Pierwszym krokiem ku takiej prawdziwej miłości bliźniego jest świadome kształtowanie reakcji, która budzi się w obszarze naszych myśli i uczuć. Naturalnym odruchem wobec słownej agresji jest taka sama agresja albo przynajmniej ukaranie agresora w myślach i w sferze emocjonalnej. Mamy przecież na podorędziu całą gamę wyzwisk, włącznie z tymi najbardziej wulgarnymi. I nawet, jeśli ich nie wypowiadamy, przyzwalamy na to, by w myślach rzucić je agresorowi w twarz i podlać to jeszcze soczystą porcją gniewu. A Jezus mówi, że można i trzeba zareagować inaczej. Ta inna reakcja, chociaż na pierwszy rzut oka wygląda jak kapitulacja, jest w rzeczywistości wielkim zwycięstwem, bo nie pozwala, by agresja innych zainfekowała naszego ducha.
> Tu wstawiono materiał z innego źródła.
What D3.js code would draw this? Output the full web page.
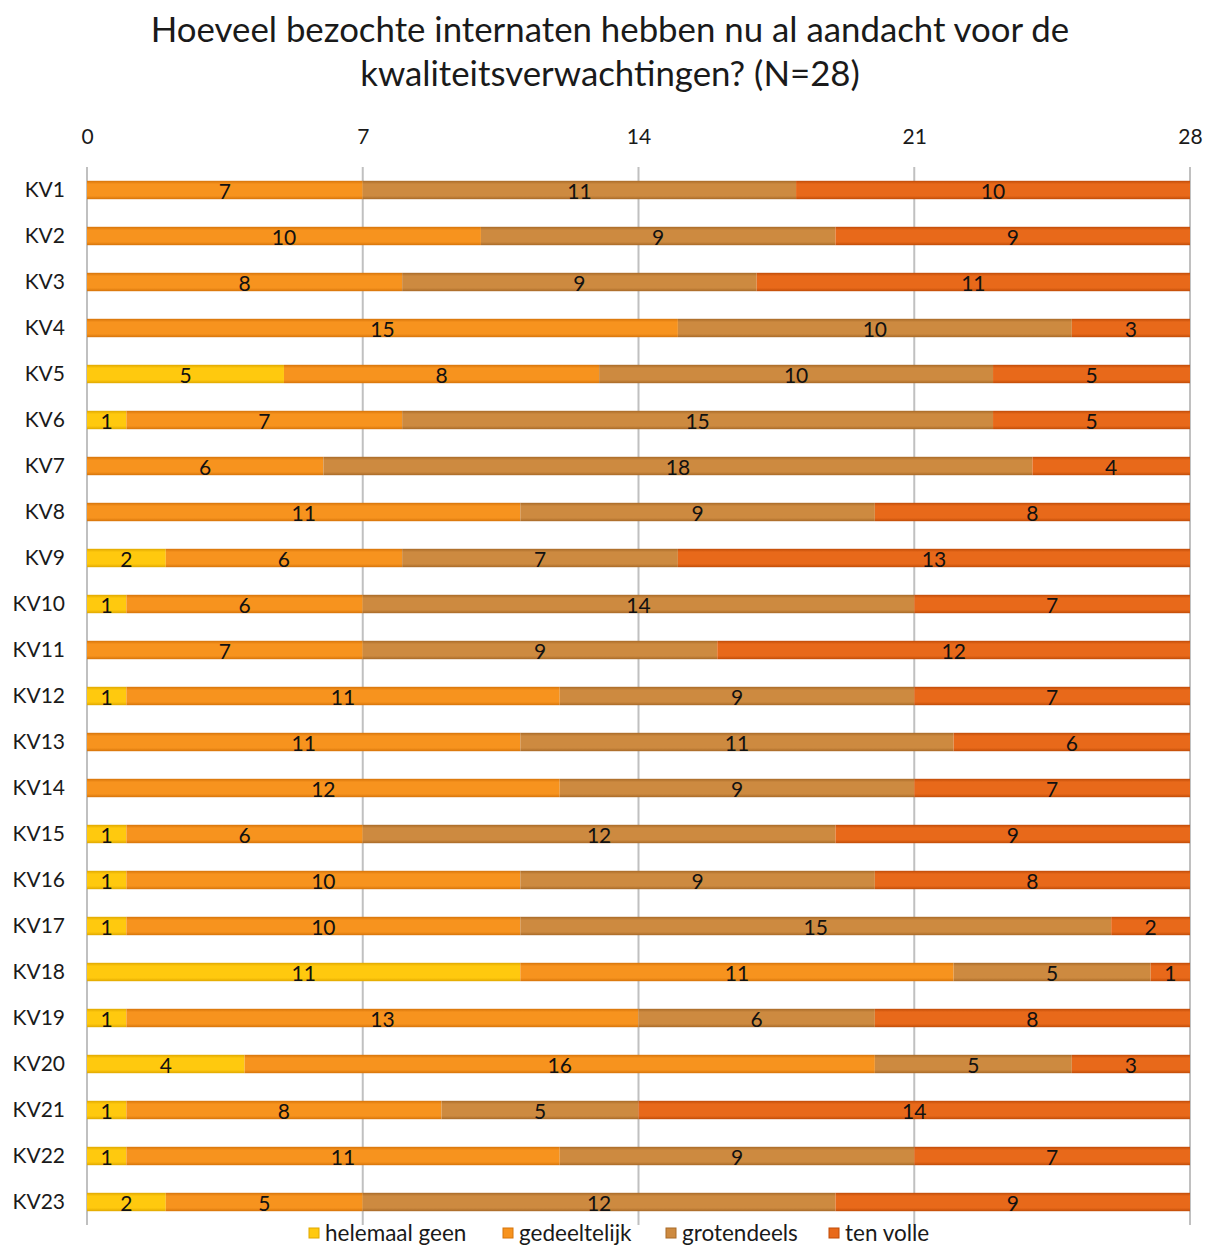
<!DOCTYPE html>
<html><head><meta charset="utf-8">
<script src="https://cdn.jsdelivr.net/npm/d3@7"></script>
<style>body{margin:0;background:#fff;} svg{display:block;}</style>
</head><body>
<svg id="chart" width="1216" height="1246"></svg>
<script>
const categories = ["KV1","KV2","KV3","KV4","KV5","KV6","KV7","KV8","KV9","KV10","KV11","KV12","KV13","KV14","KV15","KV16","KV17","KV18","KV19","KV20","KV21","KV22","KV23"];
const seriesNames = ["helemaal geen","gedeeltelijk","grotendeels","ten volle"];
const helemaalGeen = [0,0,0,0,5,1,0,0,2,1,0,1,0,0,1,1,1,11,1,4,1,1,2];
const gedeeltelijk = [7,10,8,15,8,7,6,11,6,6,7,11,11,12,6,10,10,11,13,16,8,11,5];
const grotendeels  = [11,9,9,10,10,15,18,9,7,14,9,9,11,9,12,9,15,5,6,5,5,9,12];
const tenVolle     = [10,9,11,3,5,5,4,8,13,7,12,7,6,7,9,8,2,1,8,3,14,7,9];
const tickValues = [0,7,14,21,28];
const titleLines = ["Hoeveel bezochte internaten hebben nu al aandacht voor de","kwaliteitsverwachtingen? (N=28)"];

const colors = ["#FFC90E","#F7931E","#CD8A40","#E8691A"];
const edgeColors = ["#E0A800","#D6740A","#A86A28","#C04C08"];

const svg = d3.select("#chart");
const font = "Lato, 'Open Sans', sans-serif";

const x = d3.scaleLinear().domain([0,28]).range([87,1190]);
const y = d3.scaleBand().domain(categories).range([167,1225]).paddingInner(0.6).paddingOuter(0.3);

// gradients
const defs = svg.append("defs");
colors.forEach((c,i)=>{
  const g = defs.append("linearGradient").attr("id","g"+i).attr("x1",0).attr("y1",0).attr("x2",0).attr("y2",1);
  g.append("stop").attr("offset","0%").attr("stop-color",edgeColors[i]);
  g.append("stop").attr("offset","18%").attr("stop-color",c);
  g.append("stop").attr("offset","82%").attr("stop-color",c);
  g.append("stop").attr("offset","100%").attr("stop-color",edgeColors[i]);
});

// title
svg.append("g").selectAll("text").data(titleLines).join("text")
  .attr("x",610).attr("y",(d,i)=>30+i*44)
  .attr("dy","0.35em")
  .attr("text-anchor","middle").attr("font-family",font).attr("font-size",34.8)
  .attr("fill","#1a1a1a").text(d=>d);

// gridlines
svg.append("g").selectAll("line").data(tickValues).join("line")
  .attr("x1",d=>x(d)).attr("x2",d=>x(d)).attr("y1",167).attr("y2",1225)
  .attr("stroke","#C0C0C0").attr("stroke-width",2);

// top axis
const ax = svg.append("g").attr("transform","translate(0,137)")
  .call(d3.axisTop(x).tickValues(tickValues).tickSize(0).tickPadding(0));
ax.select(".domain").remove();
ax.selectAll("text").attr("font-family",font).attr("font-size",21).attr("fill","#1a1a1a").attr("dy","0.35em");

// y axis labels
const ay = svg.append("g").attr("transform","translate(65,0)")
  .call(d3.axisLeft(y).tickSize(0).tickPadding(0));
ay.select(".domain").remove();
ay.selectAll("text").attr("font-family",font).attr("font-size",21).attr("fill","#1a1a1a").attr("dy","0.35em");

// stack
const rows = categories.map((c,i)=>({cat:c, s0:helemaalGeen[i], s1:gedeeltelijk[i], s2:grotendeels[i], s3:tenVolle[i]}));
const stack = d3.stack().keys(["s0","s1","s2","s3"])(rows);

const bh = y.bandwidth();
stack.forEach((layer,li)=>{
  const g = svg.append("g");
  const segs = layer.filter(d=>d[1]-d[0]>0);
  g.selectAll("rect").data(segs).join("rect")
    .attr("x",d=>x(d[0])).attr("width",d=>x(d[1])-x(d[0]))
    .attr("y",d=>y(d.data.cat)).attr("height",bh)
    .attr("fill",`url(#g${li})`);
});
stack.forEach((layer,li)=>{
  const segs = layer.filter(d=>d[1]-d[0]>0);
  svg.append("g").selectAll("text").data(segs).join("text")
    .attr("x",d=>(x(d[0])+x(d[1]))/2).attr("y",d=>y(d.data.cat)+bh/2+2)
    .attr("dy","0.35em").attr("text-anchor","middle")
    .attr("font-family",font).attr("font-size",21).attr("fill","#111")
    .text(d=>d[1]-d[0]);
});

// legend
const legX = [309,503,666,829];
const leg = svg.append("g");
seriesNames.forEach((n,i)=>{
  leg.append("rect").attr("x",legX[i]).attr("y",1228).attr("width",10).attr("height",10)
    .attr("fill",colors[i]).attr("stroke",edgeColors[i]).attr("stroke-width",1);
  leg.append("text").attr("x",legX[i]+16).attr("y",1233).attr("dy","0.35em")
    .attr("font-family",font).attr("font-size",22.5).attr("fill","#1a1a1a").text(n);
});
</script>
</body></html>
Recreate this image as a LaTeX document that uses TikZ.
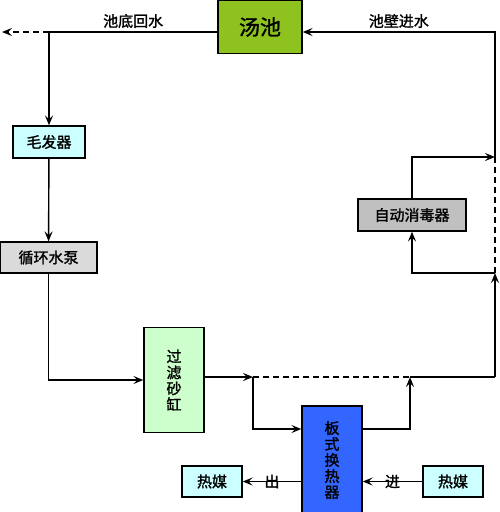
\documentclass[tikz,border=0pt]{standalone}
\usepackage{fontspec}
\setmainfont{Noto Sans CJK SC}[FakeBold=1.5]
\usepackage{tikz}
\usetikzlibrary{arrows.meta, positioning}
\definecolor{poolgreen}{HTML}{8DC21F}
\definecolor{lightcyan}{HTML}{CCFFFF}
\definecolor{pumpgray}{HTML}{DADADA}
\definecolor{disgray}{HTML}{C0C0C0}
\definecolor{filtgreen}{HTML}{CCFFCC}
\definecolor{plateblue}{HTML}{3366FF}
\tikzstyle{box} = [draw, line width=1.3pt, inner sep=0pt, font=\fontsize{15}{16}\selectfont]
\tikzstyle{pipe} = [line width=1.4pt, >={Stealth[length=10pt, width=8pt, inset=4pt]}, dash pattern=on 6pt off 4pt, solid]
\tikzstyle{lbl} = [font=\fontsize{15}{16}\selectfont]

\begin{document}
\begin{tikzpicture}[x=1pt, y=-1pt]
    \useasboundingbox (0,0) rectangle (500,512);
    % equipment
    \node[box, fill=poolgreen, minimum width=84, minimum height=53, font=\fontsize{21}{22}\selectfont] (pool) at (260,27) {汤池};
    \node[box, fill=lightcyan, minimum width=72, minimum height=32] (hair) at (49,142) {毛发器};
    \node[box, fill=pumpgray, minimum width=97, minimum height=31] (pump) at (48.5,257.5) {循环水泵};
    \node[box, fill=filtgreen, minimum width=60, minimum height=105, align=center] (filter) at (174,380) {过\\滤\\砂\\缸};
    \node[box, fill=plateblue, minimum width=60, minimum height=108, align=center] (plate) at (332,460) {板\\式\\换\\热\\器};
    \node[box, fill=disgray, minimum width=108, minimum height=32] (disinf) at (412,215) {自动消毒器};
    \node[box, fill=lightcyan, minimum width=60, minimum height=31] (mediaout) at (212,481.5) {热媒};
    \node[box, fill=lightcyan, minimum width=60, minimum height=31] (mediain) at (453,481.5) {热媒};
    % pipe corners
    \coordinate (ret) at (49,32);
    \coordinate (drain) at (2,32);
    \coordinate (topR) at (495,32);
    \coordinate (split) at (253,377);
    \coordinate (join) at (410,377);
    \coordinate (cornR) at (495,377);
    \coordinate (byB) at (495,273);
    \coordinate (byT) at (495,157);
    % return line
    \draw[pipe] (pool.west |- ret) -- node[above, lbl] {池底回水} (ret);
    \draw[pipe, ->, dash pattern=on 6pt off 4pt] (ret) -- (drain);
    \draw[pipe, ->] (ret) -- (hair.north);
    \draw[pipe, ->] (hair) -- (pump);
    \draw[pipe, ->] (pump.south) |- (filter.west);
    \draw[pipe, ->] (filter.east |- split) -- (split);
    \draw[pipe, dash pattern=on 6pt off 4pt] (split) -- (join);
    \draw[pipe] (join) -- (cornR);
    \draw[pipe, ->] (cornR) -- (byB);
    % heat exchanger
    \draw[pipe, ->] (split) |- ([yshift=31pt]plate.west);
    \draw[pipe, ->] ([yshift=31pt]plate.east) -| (join);
    \draw[pipe, ->] (plate.west |- mediaout) -- node[lbl] {出} (mediaout);
    \draw[pipe, ->] (mediain) -- node[lbl] {进} (plate.east |- mediain);
    % disinfection
    \draw[pipe, ->] (byB) -| (disinf.south);
    \draw[pipe, ->] (disinf.north) |- (byT);
    \draw[pipe, dash pattern=on 6pt off 4pt] (byB) -- (byT);
    \draw[pipe, ->] (byT) -- (topR) -- node[above, lbl] {池壁进水} (pool.east |- topR);
\end{tikzpicture}
\end{document}
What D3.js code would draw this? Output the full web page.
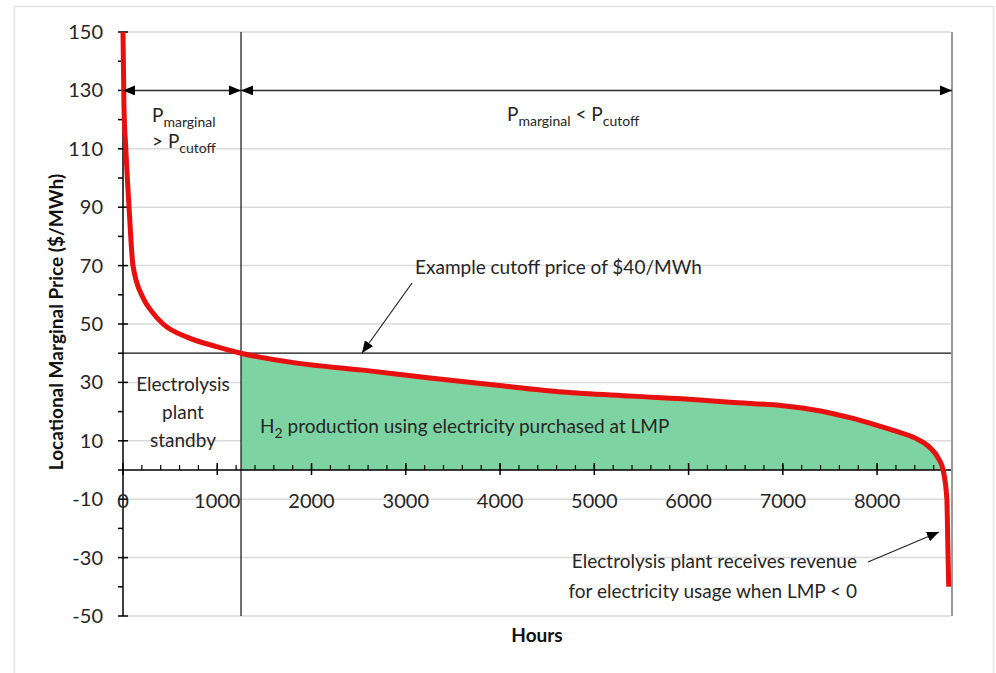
<!DOCTYPE html>
<html>
  <head>
    <meta charset="utf-8">
    <style>
      body { margin: 0; background: #fff; }
      svg { display: block; font-family: Lato, 'Open Sans', sans-serif; }
      .grid line { stroke: #d9d9d9; stroke-width: 1.5; }
      .lbl { font-size: 19px; fill: #262626; }
      .tick { font-size: 20px; fill: #262626; }
    </style>
  </head>
  <body>
    <div id="container"></div>
    <script src="https://d3js.org/d3.v7.min.js"></script>
    <script>

    // price duration curve
    var hours  = [0, 10, 30, 64, 106, 212, 300, 425, 680, 1000, 1252, 1846, 2546, 3257, 3968, 4668, 5400, 6122, 6440, 7000, 7400, 7700, 8000, 8200, 8400, 8550, 8650, 8700, 8740, 8750, 8760];
    var prices = [150, 125, 110, 90, 70, 59, 54.5, 50, 45.5, 42.2, 40, 36.6, 34.2, 31.5, 29, 26.7, 25.3, 24, 23.2, 22, 20.2, 18, 15.3, 13.3, 11, 8, 4, 0, -10, -25, -40];

    var yTicks = [150, 130, 110, 90, 70, 50, 30, 10, -10, -30, -50];
    var xTicks = [0, 1000, 2000, 3000, 4000, 5000, 6000, 7000, 8000];
    var cutoffPrice = 40;
    var cutoffHour = 1252;

    var width = 996, height = 673;
    var margin = {top: 32, right: 45, bottom: 57, left: 123};

    var svg = d3.select("#container").append("svg")
        .attr("width", width)
        .attr("height", height);

    // arrow head
    var defs = svg.append("defs");
    defs.append("marker")
        .attr("id", "head")
        .attr("viewBox", "0 0 12 10")
        .attr("refX", 12).attr("refY", 5)
        .attr("markerWidth", 12).attr("markerHeight", 10)
        .attr("markerUnits", "userSpaceOnUse")
        .attr("orient", "auto-start-reverse")
      .append("path")
        .attr("d", "M0,0L12,5L0,10Z")
        .attr("fill", "#000");

    // outer frame
    svg.append("rect")
        .attr("x", 14.5).attr("y", 6.5)
        .attr("width", 979).attr("height", 670)
        .attr("fill", "none")
        .attr("stroke", "#e3e3e3")
        .attr("stroke-width", 1.5);

    var x = d3.scaleLinear().domain([0, 8784]).range([margin.left, width - margin.right]);
    var y = d3.scaleLinear().domain([-50, 150]).range([height - margin.bottom, margin.top]);

    var pts = hours.map(function(h, i) { return {h: h, p: prices[i]}; });

    // gridlines
    svg.append("g").attr("class", "grid")
      .selectAll("line")
      .data(yTicks)
      .enter().append("line")
        .attr("x1", x(0)).attr("x2", x(8784))
        .attr("y1", function(d) { return y(d); })
        .attr("y2", function(d) { return y(d); });

    // green area: hours past cutoff, price above zero
    var areaPts = pts.filter(function(d) { return d.h >= cutoffHour && d.p >= 0; });
    svg.append("path")
        .datum(areaPts)
        .attr("fill", "#7dd4a2")
        .attr("d", d3.area()
          .curve(d3.curveMonotoneX)
          .x(function(d) { return x(d.h); })
          .y0(y(0))
          .y1(function(d) { return y(d.p); }));

    // cutoff lines
    svg.append("line")
        .attr("x1", x(0)).attr("x2", x(8784))
        .attr("y1", y(cutoffPrice)).attr("y2", y(cutoffPrice))
        .attr("stroke", "#111").attr("stroke-width", 1.2);
    svg.append("line")
        .attr("x1", x(cutoffHour)).attr("x2", x(cutoffHour))
        .attr("y1", y(150)).attr("y2", y(-50))
        .attr("stroke", "#111").attr("stroke-width", 1.2);

    // right border of plot
    svg.append("line")
        .attr("x1", x(8784) + 1).attr("x2", x(8784) + 1)
        .attr("y1", y(150)).attr("y2", y(-50))
        .attr("stroke", "#777").attr("stroke-width", 1.5);

    // y axis
    var yAxis = svg.append("g");
    yAxis.append("line")
        .attr("x1", x(0)).attr("x2", x(0))
        .attr("y1", y(150)).attr("y2", y(-50))
        .attr("stroke", "#000").attr("stroke-width", 1.5);
    yAxis.selectAll(".major")
      .data(yTicks)
      .enter().append("line")
        .attr("x1", x(0) - 5).attr("x2", x(0) + 5)
        .attr("y1", function(d) { return y(d); })
        .attr("y2", function(d) { return y(d); })
        .attr("stroke", "#000").attr("stroke-width", 1.5);
    yAxis.selectAll(".minor")
      .data(d3.range(-40, 150, 20))
      .enter().append("line")
        .attr("x1", x(0) - 5).attr("x2", x(0))
        .attr("y1", function(d) { return y(d); })
        .attr("y2", function(d) { return y(d); })
        .attr("stroke", "#000").attr("stroke-width", 1.5);
    yAxis.selectAll("text")
      .data(yTicks)
      .enter().append("text")
        .attr("class", "tick")
        .attr("x", 103)
        .attr("y", function(d) { return y(d); })
        .attr("dy", "0.35em")
        .attr("text-anchor", "end")
        .text(function(d) { return d; });

    // x axis at zero
    var xAxis = svg.append("g");
    xAxis.append("line")
        .attr("x1", x(0)).attr("x2", x(8784))
        .attr("y1", y(0)).attr("y2", y(0))
        .attr("stroke", "#000").attr("stroke-width", 1.5);
    xAxis.selectAll(".minor")
      .data(d3.range(200, 8784, 200))
      .enter().append("line")
        .attr("x1", function(d) { return x(d); })
        .attr("x2", function(d) { return x(d); })
        .attr("y1", y(0) - 5).attr("y2", y(0))
        .attr("stroke", "#000").attr("stroke-width", 1.2);
    xAxis.selectAll(".major")
      .data(xTicks)
      .enter().append("line")
        .attr("x1", function(d) { return x(d); })
        .attr("x2", function(d) { return x(d); })
        .attr("y1", y(0) - 7).attr("y2", y(0) + 5)
        .attr("stroke", "#000").attr("stroke-width", 1.5);
    xAxis.selectAll("text")
      .data(xTicks)
      .enter().append("text")
        .attr("class", "tick")
        .attr("x", function(d) { return x(d); })
        .attr("y", 508)
        .attr("text-anchor", "middle")
        .text(function(d) { return d; });

    // price curve
    svg.append("path")
        .datum(pts)
        .attr("fill", "none")
        .attr("stroke", "#e8100f")
        .attr("stroke-width", 5)
        .attr("d", d3.line()
          .curve(d3.curveMonotoneX)
          .x(function(d) { return x(d.h); })
          .y(function(d) { return y(d.p); }));

    // span arrows at 130
    svg.append("line")
        .attr("x1", x(0)).attr("x2", x(cutoffHour))
        .attr("y1", y(130)).attr("y2", y(130))
        .attr("stroke", "#333").attr("stroke-width", 1.5)
        .attr("marker-start", "url(#head)").attr("marker-end", "url(#head)");
    svg.append("line")
        .attr("x1", x(cutoffHour)).attr("x2", x(8784) + 1)
        .attr("y1", y(130)).attr("y2", y(130))
        .attr("stroke", "#333").attr("stroke-width", 1.5)
        .attr("marker-start", "url(#head)").attr("marker-end", "url(#head)");

    // annotation arrows
    svg.append("line")
        .attr("x1", 412).attr("y1", 283).attr("x2", 362).attr("y2", 353)
        .attr("stroke", "#222").attr("stroke-width", 1.2)
        .attr("marker-end", "url(#head)");
    svg.append("line")
        .attr("x1", 868).attr("y1", 562).attr("x2", 939).attr("y2", 532)
        .attr("stroke", "#222").attr("stroke-width", 1.2)
        .attr("marker-end", "url(#head)");

    // P marginal labels
    function pLabel(t, sub) {
      t.append("tspan").text("P");
      t.append("tspan").attr("font-size", "14px").attr("dy", 5).text(sub);
      return t;
    }
    var t1 = svg.append("text").attr("class", "lbl").attr("x", 152).attr("y", 122);
    pLabel(t1, "marginal");
    var t2 = svg.append("text").attr("class", "lbl").attr("x", 152).attr("y", 148);
    t2.append("tspan").text("> ");
    pLabel(t2, "cutoff");
    var t3 = svg.append("text").attr("class", "lbl").attr("x", 507).attr("y", 121);
    pLabel(t3, "marginal");
    t3.append("tspan").attr("dy", -5).text(" < ");
    pLabel(t3, "cutoff");

    svg.append("text").attr("class", "lbl")
        .attr("x", 415).attr("y", 274)
        .text("Example cutoff price of $40/MWh");

    svg.append("g").selectAll("text")
      .data(["Electrolysis", "plant", "standby"])
      .enter().append("text")
        .attr("class", "lbl")
        .attr("x", 183)
        .attr("y", function(d, i) { return 391 + i * 28; })
        .attr("text-anchor", "middle")
        .text(function(d) { return d; });

    var h2 = svg.append("text").attr("class", "lbl").attr("x", 260).attr("y", 433);
    h2.append("tspan").text("H");
    h2.append("tspan").attr("font-size", "14px").attr("dy", 5).text("2");
    h2.append("tspan").attr("dy", -5).text(" production using electricity purchased at LMP");

    svg.append("g").selectAll("text")
      .data(["Electrolysis plant receives revenue", "for electricity usage when LMP < 0"])
      .enter().append("text")
        .attr("class", "lbl")
        .attr("x", 857)
        .attr("y", function(d, i) { return 568 + i * 30; })
        .attr("text-anchor", "end")
        .text(function(d) { return d; });

    // axis titles
    svg.append("text")
        .attr("x", 537).attr("y", 642)
        .attr("text-anchor", "middle")
        .attr("font-size", "19px").attr("font-weight", "bold").attr("fill", "#111")
        .text("Hours");
    svg.append("text")
        .attr("transform", "translate(63," + 322 + ") rotate(-90)")
        .attr("text-anchor", "middle")
        .attr("font-size", "19px").attr("font-weight", "bold").attr("fill", "#111")
        .text("Locational Marginal Price ($/MWh)");

    </script>
  </body>
</html>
Swoje zalecenia Jezus podsumowuje ostrzeżeniem przed potępianiem drugich. Nie chodzi o to, by w ogóle nie osądzać czynów innych ludzi, gdyż jak wielokrotnie czytamy w Biblii, dobro trzeba nazywać dobrem, a zło – złem, bo bez tego stracimy orientację moralną i każde najgorsze nawet ludzkie czyny będziemy skłonni zbywać wzruszeniem ramion i fałszywą wyrozumiałością. Chodzi raczej o to, by nie wydawać ostatecznego osądu nie tyle o czynach drugich, ile o nich samych. Do takiego ostatecznego osądu ma prawo tylko Bóg, który zna tajniki serca i jako jedyny potrafi oddzielić osobistą winę grzesznika od winy tych, którzy krzywdząc go, uczynili z niego takiego samego krzywdziciela.

Przezwyciężenie fali zła, która mnie dotyka przez rezygnację z odwetu, jest nie tylko chwilowym zwycięstwem. Jak cierpliwe ruchy dłuta rzeźbiarza kształtuje ono ludzką duszę, czyniąc ją coraz bardziej podobną do Tego, który nie da się prześcignąć w miłosierdziu. I coraz bardziej zdolną do tego, by móc przebywać w Jego obecności przez całą wieczność.